Until 2020 most change in electricity generation would be due to the existing 20 per cent renewable energy target, with the carbon price slicing a further 11 per cent from power sector emissions through a small shift away from brown coal-fired power and reduced consumer demand.
But the modelling, done for the federal Treasury by MMA and ROAM Consulting and released yesterday, did not include the government’s announced policy to pay for the early retirement of one or two brown-coal generators, which could lead to much bigger emissions cuts in the sector.
And it does show significant cuts to electricity emissions between 2020 and 2050, as the carbon price rises and clean coal, gas and geothermal power become the dominant sources of Australia’s power.
By 2050, electricity generation accounts for almost half of total emissions reductions.
Both modellers found that some regions producing coal-fired power, particularly the Latrobe Valley and Gippsland in Victoria, would not shrink economically as power production changed, because they were well positioned to shift to the new sources of generation.
NSW, hardest hit by the carbon price with job losses and reduced economic output according to separate modelling conducted for the state government, is shown in the federal government modelling to steadily increase its generation capacity.
According to the ROAM results, the state’s generation capacity would double by 2050, with wind, new coal generation with carbon capture and storage, and gas-fired power gradually taking over from the black-coal plants.
Regarding Latrobe Valley and Gippsland, the MMA analysis said, ”the level of generation with brown coal falls with a carbon pricing regime.
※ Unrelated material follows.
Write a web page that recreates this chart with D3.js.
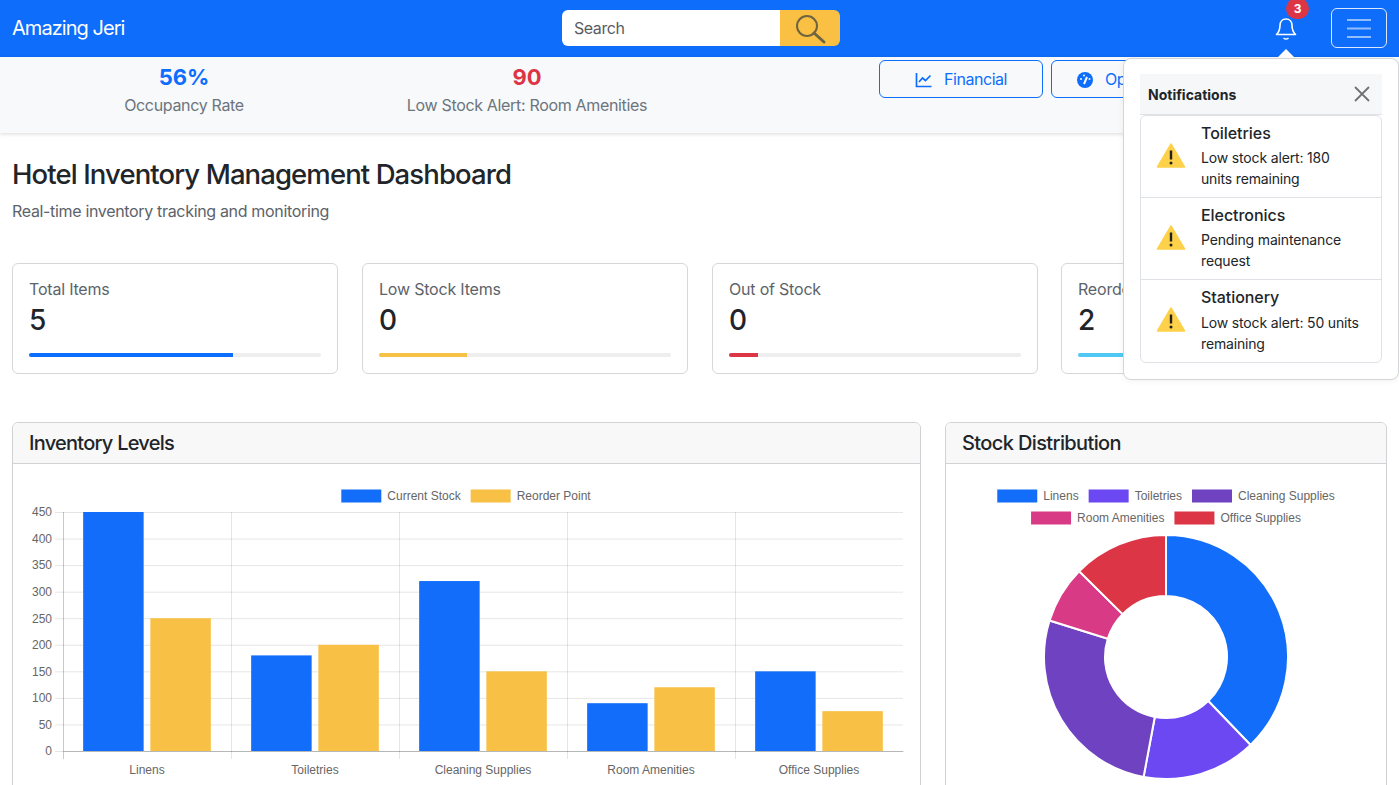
<!DOCTYPE html>
<html>
<head>
<meta charset="utf-8">
<title>Hotel Inventory Management Dashboard</title>
<script src="https://cdn.jsdelivr.net/npm/d3@7"></script>
<style>
* { box-sizing: border-box; }
html, body { margin: 0; height: 100%; overflow: hidden; background: #fff; }
body { font-family: Inter, "Noto Sans", sans-serif; color: #212529; position: relative; width: 1399px; height: 785px; }
.abs { position: absolute; }
#nav { left: 0; top: 0; width: 1399px; height: 57px; background: #0f6dfb; }
#brand { left: 12px; top: 16px; font-size: 20px; line-height: 24px; color: #fff; letter-spacing: -0.95px; }
#search { left: 562px; top: 10px; width: 218px; height: 36px; background: #fff; border-radius: 6px 0 0 6px; padding: 6px 12px; font-size: 16px; line-height: 24px; color: #595c5f; letter-spacing: -0.45px; }
#searchBtn { left: 780px; top: 10px; width: 60px; height: 36px; background: #f9c043; border-radius: 0 6px 6px 0; }
#badge { left: 1286px; top: -2px; width: 23px; height: 21px; border-radius: 11px; background: #dc3545; color: #fff; font-size: 12px; font-weight: 700; text-align: center; line-height: 21px; }
#burger { left: 1331px; top: 8px; width: 56px; height: 40px; border: 1px solid rgba(255,255,255,.85); border-radius: 6px; }
#sub { left: 0; top: 57px; width: 1399px; height: 76px; background: #f8f9fa; box-shadow: 0 1px 4px rgba(0,0,0,.15); }
.stat { width: 340px; text-align: center; }
.stat .v { font-size: 22px; font-weight: 700; line-height: 26px; }
.stat .l { font-size: 16px; line-height: 24px; color: #6c757d; margin-top: 3px; letter-spacing: -0.33px; }
.btn { top: 60px; height: 38px; border: 1px solid #0d6efd; border-radius: 6px; color: #0d6efd; font-size: 16px; line-height: 36px; background: transparent; white-space: nowrap; letter-spacing: -0.45px; }
h1 { margin: 0; left: 12px; top: 157px; font-size: 27.5px; line-height: 34px; font-weight: 500; letter-spacing: -0.9px; }
#tag { left: 12px; top: 199px; font-size: 16px; line-height: 24px; color: #5c636a; letter-spacing: -0.33px; }
.card { top: 263px; width: 326px; height: 111px; border: 1px solid #d5d7da; border-radius: 6px; background: #fff; }
.card .t { position: absolute; left: 16px; top: 13px; font-size: 16px; line-height: 24px; color: #5c636a; white-space: nowrap; letter-spacing: -0.2px; }
.card .n { position: absolute; left: 16px; top: 39px; font-size: 28px; line-height: 34px; font-weight: 500; }
.card .track { position: absolute; left: 16px; top: 89px; width: 292px; height: 4px; border-radius: 2px; background: #eeeeee; overflow: hidden; }
.card .fill { height: 100%; }
.panel { top: 422px; height: 400px; border: 1px solid #d0d2d5; border-radius: 6px; background: #fff; overflow: hidden; }
.panel .hd { height: 41px; background: #f8f8f8; border-bottom: 1px solid #d0d2d5; padding: 0 16px; font-size: 20px; line-height: 40px; font-weight: 500; letter-spacing: -0.62px; }
#charts { left: 0; top: 0; width: 1399px; height: 785px; pointer-events: none; }
#pop { left: 1123px; top: 58px; width: 276px; height: 322px; background: #fff; border: 1px solid #d3d5d8; border-radius: 8px; box-shadow: 0 1px 6px rgba(0,0,0,.06); }
#popHd { left: 16px; top: 15px; width: 242px; height: 41px; background: #f6f7f8; border-bottom: 1px solid #e0e2e5; padding-left: 8px; font-size: 14px; font-weight: 700; line-height: 41px; }
#list { left: 16px; top: 56px; width: 242px; height: 248px; border: 1px solid #dee2e6; border-radius: 6px; }
.item { position: relative; height: 82px; border-bottom: 1px solid #dee2e6; }
.item:last-child { border-bottom: 0; }
.item .t { position: absolute; left: 60px; top: 5px; font-size: 16px; line-height: 24px; font-weight: 500; white-space: nowrap; letter-spacing: -0.05px; }
.item .m { position: absolute; left: 60px; top: 31px; width: 160px; font-size: 14px; line-height: 21px; letter-spacing: -0.16px; }
.item:last-child .m { top: 32px; }
.item svg { position: absolute; left: 15px; top: 26px; }
</style>
</head>
<body>
<div id="root"></div>
<script>
var categories = ['Linens', 'Toiletries', 'Cleaning Supplies', 'Room Amenities', 'Office Supplies']
var currentStock = [450, 180, 320, 90, 150]
var reorderPoint = [250, 200, 150, 120, 75]
var barSeries = ['Current Stock', 'Reorder Point']
var barColors = ['#116dfa', '#f8c045']
var donutColors = ['#116dfa', '#6b48f2', '#6f42c1', '#d83a85', '#dc3545']
var yTicks = [0, 50, 100, 150, 200, 250, 300, 350, 400, 450]

var cardTitles = ['Total Items', 'Low Stock Items', 'Out of Stock', 'Reorder Items']
var cardValues = [5, 0, 0, 2]
var cardProgress = [70, 30, 10, 30]
var cardColors = ['#0d6efd', '#f8c045', '#dc3545', '#4fc8f5']
var noteTitles = ['Toiletries', 'Electronics', 'Stationery']
var noteTexts = ['Low stock alert: 180 units remaining', 'Pending maintenance request', 'Low stock alert: 50 units remaining']

var root = d3.select('#root')

function box(parent, id, cls) {
    var d = parent.append('div').attr('class', 'abs ' + (cls || ''))
    if (id) d.attr('id', id)
    return d
}

// top bar
box(root, 'nav')
box(root, 'brand').text('Amazing Jeri')
box(root, 'search').text('Search')
var sb = box(root, 'searchBtn').append('svg').attr('width', 60).attr('height', 36)
sb.append('circle').attr('cx', 27).attr('cy', 16).attr('r', 10).attr('fill', 'none').attr('stroke', '#6f6440').attr('stroke-width', 2)
sb.append('line').attr('x1', 34).attr('y1', 23).attr('x2', 44).attr('y2', 32).attr('stroke', '#6f6440').attr('stroke-width', 3).attr('stroke-linecap', 'round')

var bell = root.append('svg').attr('class', 'abs').style('left', '1275px').style('top', '17px').attr('width', 22).attr('height', 24)
bell.append('path').attr('d', 'M11 2c-4 0-6 3-6 6.5 0 4-1 6.5-3.5 9h19c-2.500-2.500-3.500-5-3.500-9C17 5 15 2 11 2z').attr('fill', 'none').attr('stroke', '#fff').attr('stroke-width', 1.600).attr('stroke-linejoin', 'round')
bell.append('path').attr('d', 'M8.500 21c1.500 1.300 3.500 1.300 5 0').attr('fill', 'none').attr('stroke', '#fff').attr('stroke-width', 1.400)
box(root, 'badge').text('3')

var burger = box(root, 'burger').append('svg').attr('width', 54).attr('height', 38)
d3.range(3).forEach(function (i) {
    burger.append('line').attr('x1', 15).attr('x2', 39).attr('y1', 11 + i * 8.500).attr('y2', 11 + i * 8.500)
        .attr('stroke', 'rgba(255,255,255,.55)').attr('stroke-width', 2)
})

// sub bar
box(root, 'sub')
var stats = [['56%', 'Occupancy Rate', '#0d6efd', 14], ['90', 'Low Stock Alert: Room Amenities', '#dc3545', 357]]
stats.forEach(function (s) {
    var st = box(root, null, 'stat').style('left', s[3] + 'px').style('top', '64px')
    st.append('div').attr('class', 'v').style('color', s[2]).text(s[0])
    st.append('div').attr('class', 'l').text(s[1])
})
var b1 = box(root, null, 'btn').style('left', '879px').style('width', '164px')
b1.append('svg').attr('width', 18).attr('height', 16).style('position', 'absolute').style('left', '35px').style('top', '11px')
    .append('path').attr('d', 'M1.500 1v13.500h15M4 10l3.500-4 3 2.500 5-5').attr('fill', 'none').attr('stroke', '#0d6efd').attr('stroke-width', 1.700)
b1.append('span').style('position', 'absolute').style('left', '64px').text('Financial')
var b2 = box(root, null, 'btn').style('left', '1051px').style('width', '164px')
var g2 = b2.append('svg').attr('width', 18).attr('height', 18).style('position', 'absolute').style('left', '24px').style('top', '10px')
g2.append('circle').attr('cx', 9).attr('cy', 9).attr('r', 8).attr('fill', '#0d6efd')
g2.append('line').attr('x1', 8).attr('y1', 13).attr('x2', 11).attr('y2', 6).attr('stroke', '#f8f9fa').attr('stroke-width', 2)
g2.append('circle').attr('cx', 5).attr('cy', 8).attr('r', 1).attr('fill', '#f8f9fa')
g2.append('circle').attr('cx', 8).attr('cy', 4.500).attr('r', 1).attr('fill', '#f8f9fa')
g2.append('circle').attr('cx', 13.500).attr('cy', 8).attr('r', 1).attr('fill', '#f8f9fa')
b2.append('span').style('position', 'absolute').style('left', '53px').text('Operations')

// headings
root.append('h1').attr('class', 'abs').text('Hotel Inventory Management Dashboard')
box(root, 'tag').text('Real-time inventory tracking and monitoring')

// summary cards
var cardLeft = [12, 362, 712, 1061]
cardTitles.forEach(function (t, i) {
    var c = box(root, null, 'card').style('left', cardLeft[i] + 'px')
    c.append('div').attr('class', 't').text(t)
    c.append('div').attr('class', 'n').text(cardValues[i])
    c.append('div').attr('class', 'track').append('div').attr('class', 'fill')
        .style('width', cardProgress[i] + '%').style('background', cardColors[i])
})

// chart panels
box(root, null, 'panel').style('left', '12px').style('width', '909px').append('div').attr('class', 'hd').style('letter-spacing', '-0.75px').text('Inventory Levels')
box(root, null, 'panel').style('left', '945px').style('width', '442px').append('div').attr('class', 'hd').text('Stock Distribution')

var svg = root.append('svg').attr('id', 'charts').attr('class', 'abs').attr('width', 1399).attr('height', 785)
var labelFont = '"Liberation Sans", Arial, sans-serif'

function legend(rows, colors, startY) {
    // centered rows in the chart.js way: 40px swatch, 6px gap, label
    var k = 0
    rows.forEach(function (row, r) {
        var y = startY + r * 22
        var g = svg.append('g').attr('font-family', labelFont).attr('font-size', 12).attr('fill', '#666')
        var x = 0
        row.items.forEach(function (name) {
            var c = colors[k++]
            g.append('rect').attr('x', x).attr('y', y - 6.500).attr('width', 40).attr('height', 13).attr('fill', c)
            var tx = g.append('text').attr('x', x + 46).attr('y', y + 4).text(name)
            x += 46 + tx.node().getComputedTextLength() + 10
        })
        g.attr('transform', 'translate(' + (row.center - (x - 10) / 2) + ',0)')
    })
}

// bar chart
var x0 = d3.scaleBand().domain(categories).range([63, 903])
var x1 = d3.scaleBand().domain(barSeries).range([x0.bandwidth() * 0.1, x0.bandwidth() * 0.9])
var y = d3.scaleLinear().domain([0, 450]).range([751, 512])
var barWidth = x1.bandwidth() * 0.9

var gridY = d3.axisLeft(y).tickValues(yTicks).tickSize(8).tickPadding(3)
var yAxis = svg.append('g').attr('transform', 'translate(63,0)').call(gridY)
yAxis.select('.domain').remove()
yAxis.selectAll('.tick line').attr('stroke', 'rgba(0,0,0,.1)')
yAxis.selectAll('.tick').append('line').attr('x1', 0).attr('x2', 840).attr('stroke', 'rgba(0,0,0,.1)')
yAxis.selectAll('.tick text').attr('font-family', labelFont).attr('font-size', 12).attr('fill', '#666')

var xAxis = svg.append('g').attr('transform', 'translate(0,751)').call(d3.axisBottom(x0).tickSize(0).tickPadding(14))
xAxis.select('.domain').attr('stroke', 'rgba(0,0,0,.2)')
xAxis.selectAll('.tick text').attr('font-family', labelFont).attr('font-size', 12).attr('fill', '#666')
svg.selectAll('.vgrid').data(categories).enter().append('line').attr('class', 'vgrid')
    .attr('x1', function (d) { return x0(d) + 0.5 }).attr('x2', function (d) { return x0(d) + 0.5 })
    .attr('y1', y(450)).attr('y2', y(0) + 8).attr('stroke', 'rgba(0,0,0,.1)')
svg.append('line').attr('x1', x0.range()[0] + 0.5).attr('x2', x0.range()[0] + 0.5).attr('y1', y(450)).attr('y2', y(0) + 8).attr('stroke', 'rgba(0,0,0,.12)')

;[currentStock, reorderPoint].forEach(function (values, s) {
    svg.append('g').selectAll('rect').data(values).enter().append('rect')
        .attr('x', function (d, i) { return x0(categories[i]) + x1(barSeries[s]) + (x1.bandwidth() - barWidth) / 2 })
        .attr('y', function (d) { return y(d) })
        .attr('width', barWidth)
        .attr('height', function (d) { return y(0) - y(d) })
        .attr('fill', barColors[s])
})

legend([{ center: 466, items: barSeries }], barColors, 496)

// donut
legend([
    { center: 1166, items: categories.slice(0, 3) },
    { center: 1166, items: categories.slice(3) }
], donutColors, 496)

var pie = d3.pie().sort(null)(currentStock)
var arc = d3.arc().innerRadius(61).outerRadius(122)
svg.append('g').attr('transform', 'translate(1166,657)').selectAll('path').data(pie).enter().append('path')
    .attr('d', arc).attr('fill', function (d, i) { return donutColors[i] })
    .attr('stroke', '#fff').attr('stroke-width', 2)

// notifications popover
var arrow = root.append('svg').attr('class', 'abs').style('left', '1276px').style('top', '49px').attr('width', 20).attr('height', 11)
arrow.append('path').attr('d', 'M0 10L10 0L20 10').attr('fill', '#fff')
var pop = box(root, 'pop')
var hd = box(pop, 'popHd').text('Notifications')
var closeX = hd.append('svg').attr('width', 16).attr('height', 16).style('position', 'absolute').style('right', '12px').style('top', '12px')
closeX.append('path').attr('d', 'M1 1L15 15M15 1L1 15').attr('stroke', '#6f7276').attr('stroke-width', 1.800)
var list = box(pop, 'list')
noteTitles.forEach(function (t, i) {
    var it = list.append('div').attr('class', 'item')
    var w = it.append('svg').attr('width', 30).attr('height', 28)
    w.append('path').attr('d', 'M15 2L28.500 25H1.500Z').attr('fill', '#fdd14a').attr('stroke', '#fdd14a').attr('stroke-width', 1.500).attr('stroke-linejoin', 'round')
    w.append('rect').attr('x', 13.800).attr('y', 8.500).attr('width', 2.400).attr('height', 9).attr('fill', '#222')
    w.append('circle').attr('cx', 15).attr('cy', 21).attr('r', 1.500).attr('fill', '#222')
    it.append('div').attr('class', 't').text(t)
    it.append('div').attr('class', 'm').text(noteTexts[i])
})
</script>
</body>
</html>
However … [the] region has close proximity to a major natural gas resource and parts of eastern Victoria have access to good wind, biomass and potentially geothermal resources.
”This leads to increased investment in generation exploiting these resources, particularly natural gas resources. The exploitation of these resources under carbon pricing means that the overall level of electricity generation may not fall.”
And ROAM Consulting predicted electricity generation in the Latrobe Valley might increase, as old brown-coal plants close but gas, renewable and new carbon capture and storage plants are built.
Just like the Treasury modelling it informed, both MMA and ROAM base their calculations on a $20 carbon price, not the $23 price the multi-party climate change committee eventually agreed upon.
Another model by the CSIRO, of what would happen to road transport emissions, modelled a very different policy to the one eventually announced.
According to the government procurement system AusTender, MMA was paid $32,907 for its work and ROAM $145,200.
Both models showed a higher carbon price would have driven a much faster transformation of the electricity sector.
The Coalition has attacked the assumptions used in the Treasury modelling, which found household electricity prices would rise 10 per cent owing to the carbon price, and has called for it to be scrapped and redone.
However, the Climate Change Minister, Greg Combet, maintained it was ”detailed and rigorous”.